I recently read A Year in the Life of William Shakespeare: 1599 by James Shapiro. For this nonfiction book Shapiro chose the year 1599 because, he says, it was a pivotal year in Shakespeare’s career, the year in which, at age thirty-five, he “went from being an exceptionally talented writer to being one of the greatest who ever lived.” In 1599, Shakespeare completed and staged his most complex history play, Henry V, and also wrote and produced Julius Caesar and As You Like It. He also was revising Hamlet as the year came to an end, and it was probably first produced in 1600.
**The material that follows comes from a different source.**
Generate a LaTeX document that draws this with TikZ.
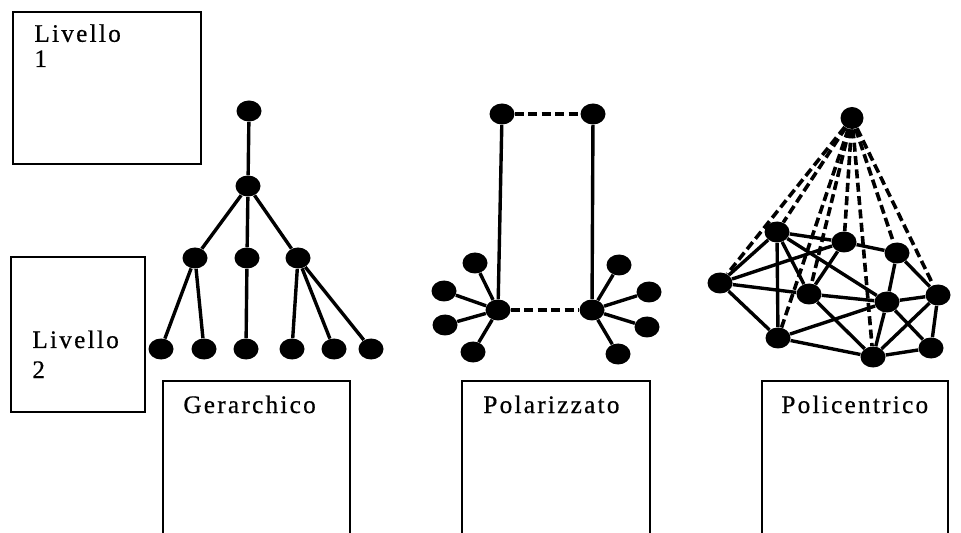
\documentclass[tikz,border=0pt]{standalone}
\usepackage{fontspec}
\setmainfont{Liberation Serif}
\newfontfamily\labelfont[LetterSpace=9,FakeBold=0.6]{Liberation Serif}
\usepackage{tikz}
\usetikzlibrary{shapes.geometric}

\begin{document}
\begin{tikzpicture}[x=0.5pt,y=-0.5pt,
	dot/.style={ellipse,fill=black,inner sep=0pt,minimum width=12.5pt,minimum height=10.5pt},
	link/.style={line width=1.7pt},
	tie/.style={line width=1.8pt,dash pattern=on 4.5pt off 2.2pt},
	frame/.style={line width=1.1pt},
	lbl/.style={anchor=base west,inner sep=0pt,align=left,font=\labelfont\fontsize{12.6pt}{12.6pt}\selectfont}]
				\useasboundingbox (0,0) rectangle (961,533);
				
				% livelli
				\draw [frame] (13,12) rectangle (201,164);
				\node [lbl] (lvlone) at (34,67) {Livello\\1};
				\draw [frame] (11,257) rectangle (145,412);
				\node [lbl] (lvltwo) at (32,378) {Livello\\[2.4pt]2};
				
				% tipologie
				\draw [frame] (163,533) -- (163,381) -- (350,381) -- (350,533);
				\node [lbl] (gerar) at (183,413) {Gerarchico};
				\draw [frame] (462,533) -- (462,381) -- (650,381) -- (650,533);
				\node [lbl] (polar) at (483,413) {Polarizzato};
				\draw [frame] (762,533) -- (762,381) -- (948,381) -- (948,533);
				\node [lbl] (polic) at (781,413) {Policentrico};
				
				% gerarchico
				\node [dot] (g0) at (249,111) {};
				\node [dot] (g1) at (248,186) {};
				\node [dot] (g2) at (195,258) {};
				\node [dot] (g3) at (247,258) {};
				\node [dot] (g4) at (298,258) {};
				\node [dot] (leaf1) at (161,349) {};
				\node [dot] (leaf2) at (204,349) {};
				\node [dot] (leaf3) at (246,349) {};
				\node [dot] (leaf4) at (292,349) {};
				\node [dot] (leaf5) at (334,349) {};
				\node [dot] (leaf6) at (371,349) {};
				
				\draw [link] (g0) to (g1);
				\draw [link] (g1) to (g2);
				\draw [link] (g1) to (g3);
				\draw [link] (g1) to (g4);
				\draw [link] (g2) to (leaf1);
				\draw [link] (g2) to (leaf2);
				\draw [link] (g3) to (leaf3);
				\draw [link] (g4) to (leaf4);
				\draw [link] (g4) to (leaf5);
				\draw [link] (g4) to (leaf6);
				
				% polarizzato
				\node [dot] (pa) at (502,114) {};
				\node [dot] (pb) at (593,114) {};
				\node [dot] (pc) at (498,310) {};
				\node [dot] (pd) at (592,310) {};
				\node [dot] (sl1) at (475,263) {};
				\node [dot] (sl2) at (444,291) {};
				\node [dot] (sl3) at (445,325) {};
				\node [dot] (sl4) at (473,352) {};
				\node [dot] (sr1) at (619,265) {};
				\node [dot] (sr2) at (649,292) {};
				\node [dot] (sr3) at (647,327) {};
				\node [dot] (sr4) at (618,354) {};
				
				\draw [tie] (pa) to (pb);
				\draw [tie] (pc) to (pd);
				\draw [link] (pa) to (pc);
				\draw [link] (pb) to (pd);
				\draw [link] (pc) to (sl1);
				\draw [link] (pc) to (sl2);
				\draw [link] (pc) to (sl3);
				\draw [link] (pc) to (sl4);
				\draw [link] (pd) to (sr1);
				\draw [link] (pd) to (sr2);
				\draw [link] (pd) to (sr3);
				\draw [link] (pd) to (sr4);
				
				% policentrico
				\node [dot,minimum width=11.5pt,minimum height=11pt] (apex) at (852,118) {};
				\node [dot] (c1) at (777,232) {};
				\node [dot] (c2) at (844,242) {};
				\node [dot] (c3) at (897,253) {};
				\node [dot] (c4) at (720,283) {};
				\node [dot] (c5) at (809,294) {};
				\node [dot] (c6) at (887,302) {};
				\node [dot] (c7) at (938,295) {};
				\node [dot] (c8) at (778,338) {};
				\node [dot] (c9) at (873,357) {};
				\node [dot] (c10) at (931,348) {};
				
				\draw [tie] (apex) to (c4);
				\draw [tie] (apex) to (c1);
				\draw [tie] (apex) to (c8);
				\draw [tie] (apex) to (c5);
				\draw [tie] (apex) to (c2);
				\draw [tie] (apex) to (c9);
				\draw [tie] (apex) to (c3);
				\draw [tie] (apex) to (c7);
				
				\draw [link] (c1) to (c2);
				\draw [link] (c2) to (c3);
				\draw [link] (c4) to (c1);
				\draw [link] (c4) to (c2);
				\draw [link] (c4) to (c5);
				\draw [link] (c4) to (c8);
				\draw [link] (c1) to (c8);
				\draw [link] (c1) to (c5);
				\draw [link] (c1) to (c6);
				\draw [link] (c2) to (c5);
				\draw [link] (c5) to (c6);
				\draw [link] (c5) to (c9);
				\draw [link] (c8) to (c6);
				\draw [link] (c8) to (c9);
				\draw [link] (c3) to (c6);
				\draw [link] (c3) to (c7);
				\draw [link] (c6) to (c7);
				\draw [link] (c6) to (c9);
				\draw [link] (c6) to (c10);
				\draw [link] (c7) to (c10);
				\draw [link] (c7) to (c9);
				\draw [link] (c9) to (c10);
				\end{tikzpicture}
\end{document}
Shapiro deals up front with the many “probabilities” in writing about Shakespeare in the preface to his book:
When writing about an age that predated newspapers and photographic evidence, plausibility, not certitude, is as close as one can come to what happened. Rather than awkwardly littering the pages that follow with one hedge after another–“perhaps,” “maybe,” “it’s most likely,” “probably,” or the most desperate of them all, “surely”–I’d like to offer one global qualification here. This is necessarily my reconstruction of what happened to Shakespeare in the course of this year, and when I do qualify a claim, it signals that the evidence is inconclusive or the argument highly speculative.
Did you know that The Chamberlain’s Men, Shakespeare’s company, tore down their former landlord’s theater in December 1598 and used the materials to build the Globe Theater? They spent a great deal of time afterward in court defending their actions against a lawsuit brought by that landlord, Giles Allen.
Did you know that 1599 was the year of the Fall of Robert Devereaux, Earl of Essex, Queen Elizabeth’s favorite, whom she sent to Ireland to quell a rebellion? Essex failed and returned to England without the queen’s permission, incurring her wrath. He later led an unsuccessful rebellion of his own, and the first hint of Essex’s overweening pride is the historical background against which Shakespeare wrote Julius Caesar, a story of rebellion, ambition, and pride going before a fall.
Did you know that the last part of The Hollow Men by T.S. Eliot echoes Brutus in Julius Caesar?
Between the acting of a dreadful thing
And the first motion, all the interim is
Like a phantasma, or a hideous dream:
The genius and the mortal instruments
Are then in council; and the state of man,
Like to a little kingdom, suffers then
The nature of an insurrection.
(I imagine that this is a revelation to no one else, but I’m a little slow.)
Did you know that Shakespeare was “probably” influenced by Montaigne’s essays and others that were just beginning to be written and published in the late 1500’s to write Hamlet’s soliloquies?
Have you ever heard of hendiadys? “Hendiadys literally means ‘one by means of two.’ a single idea conveyed through a pairing of nouns linked by ‘and.'” Some examples from Hamlet:
“Angels and ministers of grace defend us!”
“the book and volume of my brain”
“a fantasy and trick of fame”
“the abstract and brief chronicles of the the time”
There are sixty-six hendiadys in Hamlet, more than in any other of Shakespeare’s plays. Almost no other English writer uses hendiadys extensively. I tried to do it in the title to this post, but it’s not as easy to do well as it might sound. You have to pick out near-synonyms that both complement and qualify one another.
Have you ever compared Shakespeare’s Hamlet to Don Quixote? Both were mad, or feigned madness. Both had a friend, a sort of a straight man, who didn’t understand their dilemma. Both were caught between the age of chivalry and the renaissance. Both saw ghosts and phantoms. Both were unable to relate to a real woman. Don Quixote created his own ideal lady; Hamlet goaded his Ophelia into insanity and death. Shakespeare collaborated on a play late in his career, around 1612, called Cardenio that was taken from a story in Don Quixote. At the time of the writing of Hamlet, Don Quixote had not yet been translated into English. Are the similarities in the two characters coincidental or a reflection of the times? Of course, Don Quixote is a much more comic and more hopeful character, but both he and Hamlet die in the end.
I learned all these things and chased down several of these rabbit trails while reading A Year in the Life of WIlliam Shakespeare: 1599. Highly recommended for literary history buffs and Shakespeare fans.